_Your objective_
Copy, exactly and only, the lines from the one with "Emit a web page" up to and including the one with "const GRID = '#ababab';", leaving pictures out.

---- Data extract

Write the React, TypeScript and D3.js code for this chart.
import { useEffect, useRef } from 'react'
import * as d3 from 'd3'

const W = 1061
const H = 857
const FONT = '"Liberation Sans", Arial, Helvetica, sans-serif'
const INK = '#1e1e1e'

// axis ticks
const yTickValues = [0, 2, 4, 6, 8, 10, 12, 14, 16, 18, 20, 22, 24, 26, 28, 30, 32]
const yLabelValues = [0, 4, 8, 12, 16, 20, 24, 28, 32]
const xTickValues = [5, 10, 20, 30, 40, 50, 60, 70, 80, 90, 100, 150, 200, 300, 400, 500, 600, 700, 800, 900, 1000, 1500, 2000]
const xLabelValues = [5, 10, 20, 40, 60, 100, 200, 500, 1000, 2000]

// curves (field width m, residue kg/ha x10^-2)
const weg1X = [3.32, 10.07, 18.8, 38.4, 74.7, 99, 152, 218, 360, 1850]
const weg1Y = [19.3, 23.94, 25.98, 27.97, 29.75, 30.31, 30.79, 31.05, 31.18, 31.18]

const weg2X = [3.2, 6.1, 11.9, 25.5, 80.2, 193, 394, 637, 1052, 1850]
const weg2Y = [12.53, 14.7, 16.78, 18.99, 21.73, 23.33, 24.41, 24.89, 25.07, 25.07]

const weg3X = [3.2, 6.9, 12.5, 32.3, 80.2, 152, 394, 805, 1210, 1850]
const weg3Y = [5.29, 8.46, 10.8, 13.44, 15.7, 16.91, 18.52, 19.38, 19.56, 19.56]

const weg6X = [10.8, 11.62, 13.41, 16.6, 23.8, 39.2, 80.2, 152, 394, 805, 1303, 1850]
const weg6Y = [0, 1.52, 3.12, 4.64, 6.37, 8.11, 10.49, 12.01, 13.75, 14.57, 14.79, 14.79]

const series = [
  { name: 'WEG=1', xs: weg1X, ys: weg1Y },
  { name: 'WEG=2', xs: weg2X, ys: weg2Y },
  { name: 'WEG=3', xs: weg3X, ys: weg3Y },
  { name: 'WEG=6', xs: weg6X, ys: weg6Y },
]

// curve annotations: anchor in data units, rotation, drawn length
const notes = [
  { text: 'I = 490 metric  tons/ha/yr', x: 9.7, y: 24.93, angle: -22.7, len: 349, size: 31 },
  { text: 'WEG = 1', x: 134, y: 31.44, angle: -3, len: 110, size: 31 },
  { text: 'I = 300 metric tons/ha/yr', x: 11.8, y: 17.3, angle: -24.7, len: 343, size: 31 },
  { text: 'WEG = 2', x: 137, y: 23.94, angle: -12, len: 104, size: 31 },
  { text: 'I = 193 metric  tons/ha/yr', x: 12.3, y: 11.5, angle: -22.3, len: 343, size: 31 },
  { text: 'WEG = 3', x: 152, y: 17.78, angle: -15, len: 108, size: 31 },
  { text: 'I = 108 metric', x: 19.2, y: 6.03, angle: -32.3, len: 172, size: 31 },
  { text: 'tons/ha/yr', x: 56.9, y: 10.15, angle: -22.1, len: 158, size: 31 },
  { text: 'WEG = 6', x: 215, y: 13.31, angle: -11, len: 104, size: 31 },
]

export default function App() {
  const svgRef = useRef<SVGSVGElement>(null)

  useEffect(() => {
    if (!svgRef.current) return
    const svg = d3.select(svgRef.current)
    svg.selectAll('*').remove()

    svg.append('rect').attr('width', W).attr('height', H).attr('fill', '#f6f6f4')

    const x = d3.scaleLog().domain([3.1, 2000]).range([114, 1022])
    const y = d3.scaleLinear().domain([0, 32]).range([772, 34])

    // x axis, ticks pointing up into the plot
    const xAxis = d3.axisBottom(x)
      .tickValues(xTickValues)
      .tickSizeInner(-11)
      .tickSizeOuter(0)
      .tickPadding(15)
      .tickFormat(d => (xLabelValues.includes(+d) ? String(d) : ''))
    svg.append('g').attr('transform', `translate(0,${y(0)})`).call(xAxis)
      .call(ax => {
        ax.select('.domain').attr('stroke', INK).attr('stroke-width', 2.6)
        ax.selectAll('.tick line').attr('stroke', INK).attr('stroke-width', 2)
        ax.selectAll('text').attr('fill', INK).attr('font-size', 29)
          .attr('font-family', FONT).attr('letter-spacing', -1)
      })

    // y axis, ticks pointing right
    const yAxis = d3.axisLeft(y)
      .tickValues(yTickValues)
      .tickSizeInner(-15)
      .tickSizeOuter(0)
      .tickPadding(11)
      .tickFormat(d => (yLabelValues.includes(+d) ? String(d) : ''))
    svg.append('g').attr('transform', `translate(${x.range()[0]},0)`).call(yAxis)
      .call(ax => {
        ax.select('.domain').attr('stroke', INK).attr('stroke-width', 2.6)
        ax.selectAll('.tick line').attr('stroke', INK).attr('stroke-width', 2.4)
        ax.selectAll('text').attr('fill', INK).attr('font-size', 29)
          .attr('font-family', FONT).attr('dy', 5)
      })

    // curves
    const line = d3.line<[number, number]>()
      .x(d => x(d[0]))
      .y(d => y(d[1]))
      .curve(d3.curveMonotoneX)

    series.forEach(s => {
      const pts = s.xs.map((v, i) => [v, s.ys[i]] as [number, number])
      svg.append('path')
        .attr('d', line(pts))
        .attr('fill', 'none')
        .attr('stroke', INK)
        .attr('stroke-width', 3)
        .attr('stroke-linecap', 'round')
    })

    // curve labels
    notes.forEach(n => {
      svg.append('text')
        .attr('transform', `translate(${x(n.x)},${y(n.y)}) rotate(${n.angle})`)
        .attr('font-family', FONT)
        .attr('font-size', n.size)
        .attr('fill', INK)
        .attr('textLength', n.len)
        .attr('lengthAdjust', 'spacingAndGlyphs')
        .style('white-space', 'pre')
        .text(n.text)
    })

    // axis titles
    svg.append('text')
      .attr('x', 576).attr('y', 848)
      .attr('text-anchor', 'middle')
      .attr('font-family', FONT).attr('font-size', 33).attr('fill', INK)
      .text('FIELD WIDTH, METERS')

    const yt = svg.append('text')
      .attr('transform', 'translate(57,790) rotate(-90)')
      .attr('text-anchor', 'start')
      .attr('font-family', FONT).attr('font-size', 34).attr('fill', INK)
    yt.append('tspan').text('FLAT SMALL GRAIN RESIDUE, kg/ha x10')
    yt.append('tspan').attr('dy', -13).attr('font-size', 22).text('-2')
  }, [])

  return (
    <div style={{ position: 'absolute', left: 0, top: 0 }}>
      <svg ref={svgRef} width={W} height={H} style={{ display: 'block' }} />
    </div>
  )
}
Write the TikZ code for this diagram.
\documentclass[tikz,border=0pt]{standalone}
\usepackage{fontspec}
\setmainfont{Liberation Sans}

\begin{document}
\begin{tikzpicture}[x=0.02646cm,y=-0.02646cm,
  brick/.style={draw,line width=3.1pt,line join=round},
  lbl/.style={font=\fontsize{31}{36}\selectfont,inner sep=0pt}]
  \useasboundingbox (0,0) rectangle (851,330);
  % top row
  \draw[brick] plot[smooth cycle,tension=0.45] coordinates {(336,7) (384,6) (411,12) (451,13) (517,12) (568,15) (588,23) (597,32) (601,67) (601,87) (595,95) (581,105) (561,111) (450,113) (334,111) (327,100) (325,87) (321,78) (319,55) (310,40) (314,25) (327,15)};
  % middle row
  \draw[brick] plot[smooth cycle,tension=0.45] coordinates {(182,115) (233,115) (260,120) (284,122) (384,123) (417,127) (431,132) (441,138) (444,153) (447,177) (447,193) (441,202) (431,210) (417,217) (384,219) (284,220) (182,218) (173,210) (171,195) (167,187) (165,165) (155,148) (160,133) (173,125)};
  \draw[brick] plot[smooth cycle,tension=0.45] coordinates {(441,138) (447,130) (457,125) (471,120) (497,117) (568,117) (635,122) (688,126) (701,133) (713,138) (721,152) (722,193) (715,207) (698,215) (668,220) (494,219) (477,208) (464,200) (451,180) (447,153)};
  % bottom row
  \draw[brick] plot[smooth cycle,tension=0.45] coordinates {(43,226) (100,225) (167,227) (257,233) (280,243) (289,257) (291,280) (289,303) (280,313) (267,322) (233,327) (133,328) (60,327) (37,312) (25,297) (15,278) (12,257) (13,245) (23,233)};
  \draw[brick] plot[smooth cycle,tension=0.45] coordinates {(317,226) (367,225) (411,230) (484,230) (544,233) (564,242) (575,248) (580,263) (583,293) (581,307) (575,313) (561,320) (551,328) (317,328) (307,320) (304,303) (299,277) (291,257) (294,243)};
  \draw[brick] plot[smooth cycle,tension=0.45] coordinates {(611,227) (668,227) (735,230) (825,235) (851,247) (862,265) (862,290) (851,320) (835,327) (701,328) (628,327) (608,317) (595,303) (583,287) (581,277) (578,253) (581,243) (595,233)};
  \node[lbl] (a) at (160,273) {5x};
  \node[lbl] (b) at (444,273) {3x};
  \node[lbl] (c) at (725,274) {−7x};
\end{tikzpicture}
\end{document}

--------
---- Data extract

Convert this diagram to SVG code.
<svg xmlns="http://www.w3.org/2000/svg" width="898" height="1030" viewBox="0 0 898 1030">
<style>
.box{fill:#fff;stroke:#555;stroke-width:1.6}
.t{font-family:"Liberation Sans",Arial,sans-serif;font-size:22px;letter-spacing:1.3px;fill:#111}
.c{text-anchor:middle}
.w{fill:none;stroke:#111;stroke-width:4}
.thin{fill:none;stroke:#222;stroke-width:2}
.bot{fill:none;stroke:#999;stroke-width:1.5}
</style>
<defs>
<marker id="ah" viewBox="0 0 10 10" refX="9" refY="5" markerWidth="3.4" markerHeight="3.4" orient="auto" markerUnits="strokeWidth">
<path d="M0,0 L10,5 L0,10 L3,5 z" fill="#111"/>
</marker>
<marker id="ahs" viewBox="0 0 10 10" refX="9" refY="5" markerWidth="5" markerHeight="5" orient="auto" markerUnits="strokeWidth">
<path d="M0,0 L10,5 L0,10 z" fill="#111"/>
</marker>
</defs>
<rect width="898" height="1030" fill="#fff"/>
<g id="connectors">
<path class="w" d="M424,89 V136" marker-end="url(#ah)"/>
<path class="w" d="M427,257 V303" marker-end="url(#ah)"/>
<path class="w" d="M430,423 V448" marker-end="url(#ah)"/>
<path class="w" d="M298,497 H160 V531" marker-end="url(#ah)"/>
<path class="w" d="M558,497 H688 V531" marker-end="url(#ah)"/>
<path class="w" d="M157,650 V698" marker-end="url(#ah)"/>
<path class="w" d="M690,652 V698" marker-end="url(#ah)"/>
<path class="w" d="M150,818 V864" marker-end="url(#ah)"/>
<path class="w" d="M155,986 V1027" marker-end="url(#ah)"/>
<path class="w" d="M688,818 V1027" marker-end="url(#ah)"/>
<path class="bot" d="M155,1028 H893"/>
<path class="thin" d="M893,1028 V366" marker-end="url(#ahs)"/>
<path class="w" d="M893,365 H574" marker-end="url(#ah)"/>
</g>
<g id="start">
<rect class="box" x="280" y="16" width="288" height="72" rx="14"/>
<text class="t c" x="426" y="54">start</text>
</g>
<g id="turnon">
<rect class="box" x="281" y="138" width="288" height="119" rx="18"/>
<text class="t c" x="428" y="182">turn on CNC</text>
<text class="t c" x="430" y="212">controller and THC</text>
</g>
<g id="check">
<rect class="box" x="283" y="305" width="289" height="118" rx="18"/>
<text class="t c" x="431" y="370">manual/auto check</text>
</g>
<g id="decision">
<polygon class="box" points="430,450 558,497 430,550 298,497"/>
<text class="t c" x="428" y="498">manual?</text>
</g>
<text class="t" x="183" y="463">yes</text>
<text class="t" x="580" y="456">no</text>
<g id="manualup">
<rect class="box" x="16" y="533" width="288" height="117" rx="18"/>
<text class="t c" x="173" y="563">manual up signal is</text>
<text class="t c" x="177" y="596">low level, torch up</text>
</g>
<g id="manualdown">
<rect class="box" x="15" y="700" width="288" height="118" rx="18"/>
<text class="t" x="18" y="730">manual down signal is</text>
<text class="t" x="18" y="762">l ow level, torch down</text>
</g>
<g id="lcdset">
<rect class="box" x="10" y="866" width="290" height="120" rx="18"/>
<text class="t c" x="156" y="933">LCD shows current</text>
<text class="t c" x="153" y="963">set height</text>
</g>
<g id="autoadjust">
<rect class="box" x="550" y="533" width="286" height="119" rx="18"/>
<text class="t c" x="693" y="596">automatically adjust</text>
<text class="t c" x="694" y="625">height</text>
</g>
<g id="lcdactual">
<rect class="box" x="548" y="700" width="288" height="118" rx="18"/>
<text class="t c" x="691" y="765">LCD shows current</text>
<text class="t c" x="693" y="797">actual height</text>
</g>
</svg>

--------
---- Data extract

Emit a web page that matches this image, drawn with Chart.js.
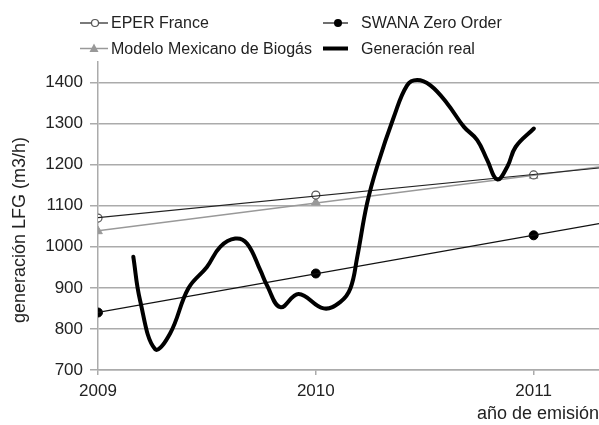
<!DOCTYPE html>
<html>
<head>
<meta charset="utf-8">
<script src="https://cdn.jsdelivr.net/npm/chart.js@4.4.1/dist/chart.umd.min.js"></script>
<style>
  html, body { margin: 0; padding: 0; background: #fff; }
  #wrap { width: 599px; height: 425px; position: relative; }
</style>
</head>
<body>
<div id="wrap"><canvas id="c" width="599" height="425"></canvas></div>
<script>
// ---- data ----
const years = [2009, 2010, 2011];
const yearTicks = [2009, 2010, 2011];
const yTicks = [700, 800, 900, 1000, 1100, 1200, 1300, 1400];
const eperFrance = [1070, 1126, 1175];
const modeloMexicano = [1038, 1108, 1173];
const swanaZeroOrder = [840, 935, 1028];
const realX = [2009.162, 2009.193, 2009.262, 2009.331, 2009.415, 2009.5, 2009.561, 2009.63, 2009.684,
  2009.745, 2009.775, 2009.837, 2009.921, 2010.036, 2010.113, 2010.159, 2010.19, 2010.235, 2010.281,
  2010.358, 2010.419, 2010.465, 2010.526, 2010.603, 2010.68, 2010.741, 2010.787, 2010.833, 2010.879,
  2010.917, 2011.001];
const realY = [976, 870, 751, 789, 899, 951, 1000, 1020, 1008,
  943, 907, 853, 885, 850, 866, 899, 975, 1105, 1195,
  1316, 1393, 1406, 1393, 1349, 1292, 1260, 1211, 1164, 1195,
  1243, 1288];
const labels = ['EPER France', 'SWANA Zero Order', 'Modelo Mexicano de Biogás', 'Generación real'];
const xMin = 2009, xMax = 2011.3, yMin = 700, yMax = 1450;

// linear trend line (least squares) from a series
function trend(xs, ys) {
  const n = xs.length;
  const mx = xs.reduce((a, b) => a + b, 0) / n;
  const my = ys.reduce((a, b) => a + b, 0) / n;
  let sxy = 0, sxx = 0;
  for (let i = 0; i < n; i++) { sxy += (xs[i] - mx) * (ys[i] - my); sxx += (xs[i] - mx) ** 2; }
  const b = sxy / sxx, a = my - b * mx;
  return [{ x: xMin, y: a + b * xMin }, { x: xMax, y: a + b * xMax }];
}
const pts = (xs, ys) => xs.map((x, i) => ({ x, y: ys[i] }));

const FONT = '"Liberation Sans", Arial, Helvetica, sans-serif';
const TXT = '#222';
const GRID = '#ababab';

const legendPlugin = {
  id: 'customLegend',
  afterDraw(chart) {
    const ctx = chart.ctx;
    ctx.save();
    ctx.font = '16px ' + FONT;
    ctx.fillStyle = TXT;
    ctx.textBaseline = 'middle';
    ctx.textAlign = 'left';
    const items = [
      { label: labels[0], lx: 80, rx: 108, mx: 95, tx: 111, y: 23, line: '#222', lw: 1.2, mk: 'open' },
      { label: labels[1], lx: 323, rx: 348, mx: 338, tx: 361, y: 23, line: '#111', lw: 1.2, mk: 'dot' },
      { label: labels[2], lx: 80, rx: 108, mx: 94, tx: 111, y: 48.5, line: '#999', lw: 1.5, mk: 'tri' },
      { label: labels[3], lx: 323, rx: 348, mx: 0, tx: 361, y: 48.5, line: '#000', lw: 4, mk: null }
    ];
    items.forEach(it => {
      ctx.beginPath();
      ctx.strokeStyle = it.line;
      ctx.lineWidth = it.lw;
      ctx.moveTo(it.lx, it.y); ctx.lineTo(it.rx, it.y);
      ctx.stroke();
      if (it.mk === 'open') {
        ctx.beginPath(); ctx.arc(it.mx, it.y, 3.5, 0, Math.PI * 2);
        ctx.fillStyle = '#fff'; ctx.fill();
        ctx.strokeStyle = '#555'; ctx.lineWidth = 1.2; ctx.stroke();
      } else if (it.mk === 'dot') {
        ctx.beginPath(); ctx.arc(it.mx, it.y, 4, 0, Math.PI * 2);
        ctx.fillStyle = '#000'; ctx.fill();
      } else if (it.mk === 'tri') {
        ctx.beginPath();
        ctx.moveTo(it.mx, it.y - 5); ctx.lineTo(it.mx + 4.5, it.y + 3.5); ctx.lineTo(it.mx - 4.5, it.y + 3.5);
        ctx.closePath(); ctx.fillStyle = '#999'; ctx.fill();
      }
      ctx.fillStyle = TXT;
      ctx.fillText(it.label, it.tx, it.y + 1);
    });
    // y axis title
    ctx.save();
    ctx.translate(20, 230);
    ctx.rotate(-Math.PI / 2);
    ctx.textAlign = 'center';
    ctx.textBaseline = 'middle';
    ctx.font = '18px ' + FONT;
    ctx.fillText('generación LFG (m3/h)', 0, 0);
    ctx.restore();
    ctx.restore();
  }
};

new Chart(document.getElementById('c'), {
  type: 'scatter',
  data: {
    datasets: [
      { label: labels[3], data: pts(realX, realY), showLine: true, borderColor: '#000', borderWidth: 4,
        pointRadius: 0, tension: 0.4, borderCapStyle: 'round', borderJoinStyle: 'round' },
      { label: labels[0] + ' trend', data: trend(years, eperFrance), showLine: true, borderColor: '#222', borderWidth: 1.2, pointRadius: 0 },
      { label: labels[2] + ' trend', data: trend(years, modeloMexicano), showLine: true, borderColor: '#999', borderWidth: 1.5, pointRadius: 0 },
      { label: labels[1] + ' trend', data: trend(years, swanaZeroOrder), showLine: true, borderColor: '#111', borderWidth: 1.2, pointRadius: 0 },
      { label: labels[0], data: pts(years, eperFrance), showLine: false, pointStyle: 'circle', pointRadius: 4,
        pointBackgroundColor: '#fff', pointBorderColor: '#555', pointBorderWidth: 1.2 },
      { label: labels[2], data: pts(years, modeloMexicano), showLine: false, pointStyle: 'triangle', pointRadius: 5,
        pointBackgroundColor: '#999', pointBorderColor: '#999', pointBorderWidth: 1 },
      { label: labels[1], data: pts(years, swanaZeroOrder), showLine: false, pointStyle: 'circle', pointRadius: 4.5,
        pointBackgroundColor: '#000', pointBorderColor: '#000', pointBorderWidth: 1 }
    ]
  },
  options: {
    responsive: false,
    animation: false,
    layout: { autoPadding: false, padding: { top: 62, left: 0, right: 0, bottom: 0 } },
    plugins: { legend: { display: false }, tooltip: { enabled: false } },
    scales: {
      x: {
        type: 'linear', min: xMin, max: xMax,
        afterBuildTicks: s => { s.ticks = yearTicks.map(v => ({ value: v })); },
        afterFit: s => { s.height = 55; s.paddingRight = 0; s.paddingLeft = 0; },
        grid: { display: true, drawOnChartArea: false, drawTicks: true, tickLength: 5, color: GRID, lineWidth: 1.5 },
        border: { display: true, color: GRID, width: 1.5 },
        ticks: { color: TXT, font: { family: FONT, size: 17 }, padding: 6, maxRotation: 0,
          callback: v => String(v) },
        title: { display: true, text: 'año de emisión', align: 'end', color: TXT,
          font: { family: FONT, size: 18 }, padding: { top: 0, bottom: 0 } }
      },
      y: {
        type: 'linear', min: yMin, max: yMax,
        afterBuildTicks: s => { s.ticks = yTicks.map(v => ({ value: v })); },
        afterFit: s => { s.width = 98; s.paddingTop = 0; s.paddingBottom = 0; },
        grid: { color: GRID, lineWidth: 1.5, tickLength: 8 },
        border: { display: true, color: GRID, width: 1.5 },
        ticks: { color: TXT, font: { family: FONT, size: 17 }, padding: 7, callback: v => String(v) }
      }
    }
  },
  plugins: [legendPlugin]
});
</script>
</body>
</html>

--------

_Solution to this problem_
Emit a web page that matches this image, drawn with Chart.js.
<!DOCTYPE html>
<html>
<head>
<meta charset="utf-8">
<script src="https://cdn.jsdelivr.net/npm/chart.js@4.4.1/dist/chart.umd.min.js"></script>
<style>
  html, body { margin: 0; padding: 0; background: #fff; }
  #wrap { width: 599px; height: 425px; position: relative; }
</style>
</head>
<body>
<div id="wrap"><canvas id="c" width="599" height="425"></canvas></div>
<script>
// ---- data ----
const years = [2009, 2010, 2011];
const yearTicks = [2009, 2010, 2011];
const yTicks = [700, 800, 900, 1000, 1100, 1200, 1300, 1400];
const eperFrance = [1070, 1126, 1175];
const modeloMexicano = [1038, 1108, 1173];
const swanaZeroOrder = [840, 935, 1028];
const realX = [2009.162, 2009.193, 2009.262, 2009.331, 2009.415, 2009.5, 2009.561, 2009.63, 2009.684,
  2009.745, 2009.775, 2009.837, 2009.921, 2010.036, 2010.113, 2010.159, 2010.19, 2010.235, 2010.281,
  2010.358, 2010.419, 2010.465, 2010.526, 2010.603, 2010.68, 2010.741, 2010.787, 2010.833, 2010.879,
  2010.917, 2011.001];
const realY = [976, 870, 751, 789, 899, 951, 1000, 1020, 1008,
  943, 907, 853, 885, 850, 866, 899, 975, 1105, 1195,
  1316, 1393, 1406, 1393, 1349, 1292, 1260, 1211, 1164, 1195,
  1243, 1288];
const labels = ['EPER France', 'SWANA Zero Order', 'Modelo Mexicano de Biogás', 'Generación real'];
const xMin = 2009, xMax = 2011.3, yMin = 700, yMax = 1450;

// linear trend line (least squares) from a series
function trend(xs, ys) {
  const n = xs.length;
  const mx = xs.reduce((a, b) => a + b, 0) / n;
  const my = ys.reduce((a, b) => a + b, 0) / n;
  let sxy = 0, sxx = 0;
  for (let i = 0; i < n; i++) { sxy += (xs[i] - mx) * (ys[i] - my); sxx += (xs[i] - mx) ** 2; }
  const b = sxy / sxx, a = my - b * mx;
  return [{ x: xMin, y: a + b * xMin }, { x: xMax, y: a + b * xMax }];
}
const pts = (xs, ys) => xs.map((x, i) => ({ x, y: ys[i] }));

const FONT = '"Liberation Sans", Arial, Helvetica, sans-serif';
const TXT = '#222';
const GRID = '#ababab';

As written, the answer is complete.